Capital & Centric set to buy Littlewoods building

THE iconic art deco Littlewoods building on Edge Lane in Liverpool is being sold to a Manchester developer with plans for a hotel and offices.

Capital & Centric is buying the site, which has been empty for a decade, from the Homes and Communities Agency which inherited it from the North West Regional Development Agency.

In 2005 Urban Splash was commissioned to take forward the site but the plans did not progress.

Now Capital & Centric has a £16m plan for 50,000 sq ft of offices, 50,000 sq ft of business space and a 100-bed hotel. It submitted plans to Liverpool City Council yesterday and expects a positive decision in January at which point it will take control of the site.

Co-founder Tim Heatley said: “No bank debt is involved, we’ll be using our own resources and we’re in talks with the [European Union-backed] Chrysalis Fund for £6m.

“We’ve been talking about it for a year, it’s all been agreed but it doesn’t sit in our ownership until planning permission is granted.”

Neil Pickering, head of area at the HCA said: “The Littlewoods building is a key priority for the HCA. Capital & Centric’s proposal to save this iconic building and transform it to its former glory is great news for Liverpool.
 
“The developer’s vision for this huge art-deco complex complements HCA’s and Liverpool City Council’s wider plans to develop a number of strategic sites along Edge Lane, bringing vacant land and empty buildings back into use. This will play a key role in revitalising the area; creating real opportunities for growth.”

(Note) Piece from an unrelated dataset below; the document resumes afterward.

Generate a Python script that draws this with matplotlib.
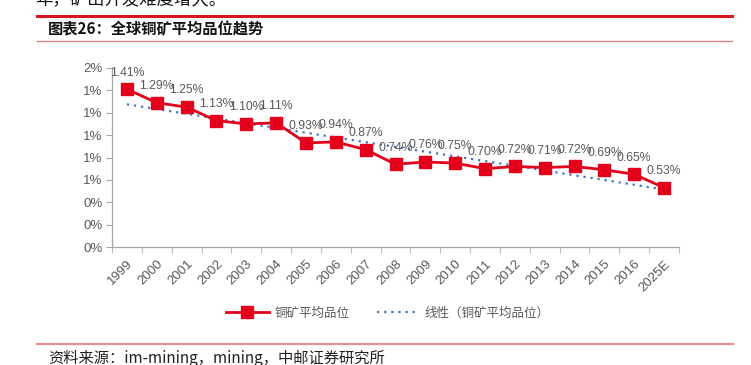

Mayor of Liverpool, Joe Anderson said: “This is a really positive step forward in bringing the historic Littlewoods building back into use. This important Liverpool landmark has lain empty for too long and we are determined to do all we can to secure its future.”

 

A short history of the Littlewoods Building (courtesy of the HCA)

The Littlewoods Building was completed in 1938, by Scottish Architect Gerald de Courcey Fraser, who also designed a number of department stores for Lewis’s and others.

The South Lancashire ‘Pevsner’ guide describes it as being ‘in the same vein as the celebrated factories on the Great West Road in London… outdazzling any of the buildings put up on the contemporary industrial estates’.

Sir John Moores, and his brother Cecil, built Littlewoods into the country’s largest family owned business empire, covering department chain stores and catalogue shopping, bequeathing a dynasty estimated at over £1bn.
 
From working class Salford stock, the Moores family were renowned as generous benefactors associated with famous local and national causes.
 
Liverpool John Moores University was renamed in his honour, and the Moores family controlled both Everton and Liverpool Football clubs during their 1970 and 80s glory years – Littlewoods actually sponsored the League cup for several years between 1986 and 1990.
 
The John Moores painting prize is described as ‘the Oscar of the British painting world’ by Royal Academy curator sir Norman Rosenthal, and famously brought David Hockney to the world’s attention in the 1960s.
 
The Littlewoods building’s vast, well lit internal spaces were enlisted in the national interest during WWII.
 
At the outbreak of the war the building’s mighty printing presses were used to print 17 million National Registration forms in just three days.
 
The floors of Halifax Bombers were assembled at the building, and it was also the nerve centre of MC5, the government agency that intercepted mail to break enemy codes.
 
Bomb shelters in the basement areas still contain artwork and graffiti on the walls dating from the 1941 Wartime Blitz and ‘Battle of the Atlantic’, when parts of Liverpool, its rail yards and docklands suffered more bombs per square mile than even London’s East End.